French critic and journalist Didier Allouch conducted the one-on-one talk held in the Bunuel Theatre on Wednesday evening. The Q&A touched on a number of subjects including Travolta’s practice of Scientology. An audience member named Sandy, who told Travolta that she was born in 1980 and named after the Grease heroine, asked about his techniques for staying positive.
“I practice Scientology, and we do very simple things to get ourselves in better shape: take care of yourself, get good sleep, be better parents, be productive, be motivated. It sounds simple, but they all contribute to your well-being,” he said. “And surround yourself with people who are positive influences because one bad egg can spoil everything.”
For the talk, Travolta surrounded himself with two rows of positive influences including wife and Gotti co-star Kelly Preston; daughter Ella Bleu Travolta; longtime manager Randi Michel; sister Ellen Travolta; and director Randal Kleiser, who collaborated with Travolta twice — on the TV movie The Bubble Boy and Grease.
While La Strada played a pivotal role in the actor’s career choice, it turns out that he influenced the career of Benicio Del Toro. The Sicario actor and Un Certain Regard juror told Travolta that he watched Grease 14 times as a kid. “Benicio has this gravitas and power as an actor that you never really associate that Grease would be the thing that created Benicio Del Toro,” Travolta quipped.
Travolta charmed the crowd of mostly fledgling actors and filmmakers, including a Ukrainian director who offered him a role in her short (he said he’d consider doing a short because he has no career rules) and a Ugandan animator, who asked for advice on how to get to the same level as the Pulp Fiction star. Travolta said he chooses roles — including playing Mafia don John Gotti Sr. — because they have little in common.

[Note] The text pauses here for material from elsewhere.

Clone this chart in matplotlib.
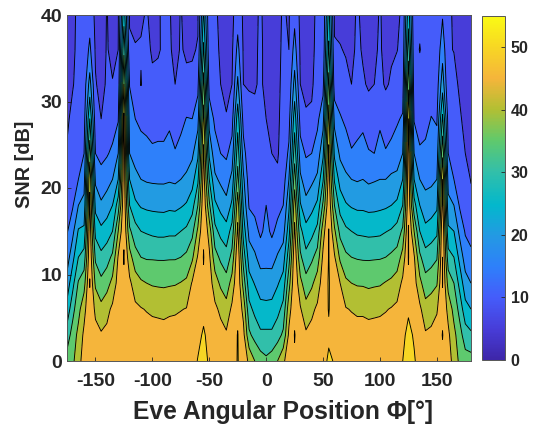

“Reinvention is what I’m all about. I get very bored with my own personality,” he said. “Another character, I could do all the time.”
Waxing on the success of Pulp Fiction, which won the Palme d’Or in 1994, Travolta said he had no idea the indie film would ignite as a cultural and box-office phenomenon.
“I don’t think anyone had any clue as to the magnitude that the Cannes Film Festival would have on the launch of this film,” he said. “We thought of it as a small art film that would have a limited audience and not a global audience.”
He also said that Pulp Fiction director Quentin Tarantino has one thing in common with all of the great directors he’s worked with, including John Woo, Robert Altman and Mike Nichols.
“They trust the actor they’ve chosen,” he explained. “Quentin always saw me as an unpredictable actor. He said, ‘If I wanted predictability, I would have chosen someone different.'”
Throughout the course of his career, which included iconic turns in such films as Saturday Night Fever and Primary Colors (“I think I have Bill Clinton in my back pocket”), he received guidance from a number of forefathers including Marlon Brando, who Travolta tried unsuccessfully to enlist to co-star in A Civil Action (Robert Duvall eventually played the role and was nominated for an Oscar).
“He said, ‘You should never engage in a movie [if] the director isn’t crazy about you, isn’t in love with you. They have to like you deeply because that trust will allow you to perform at a new level.'”
When asked by Allouch about the #MeToo movement upending the old paradigm in Hollywood, Travolta had little to say.
“I don’t know much about it. I try to keep people equal. I’m a citizen of the globe,” he said to the biggest applause of the talk. “Division is a dangerous thing.”
Ultimately, Travolta said he has no career regrets, even about the box-office flop Battlefield Earth, as one audience member asked.
“Picasso had sketches that didn’t sell as well as others. I’d put it on my wall,” he said. “I don’t really worry about the absolute success of something. … I was really proud I got it done. That was a personal accomplishment of my life. I literally could do anything I wanted, and I thought, ‘I want to do that.’ And I got it done.”
Other master classes during the festival run included a talk with Christopher Nolan.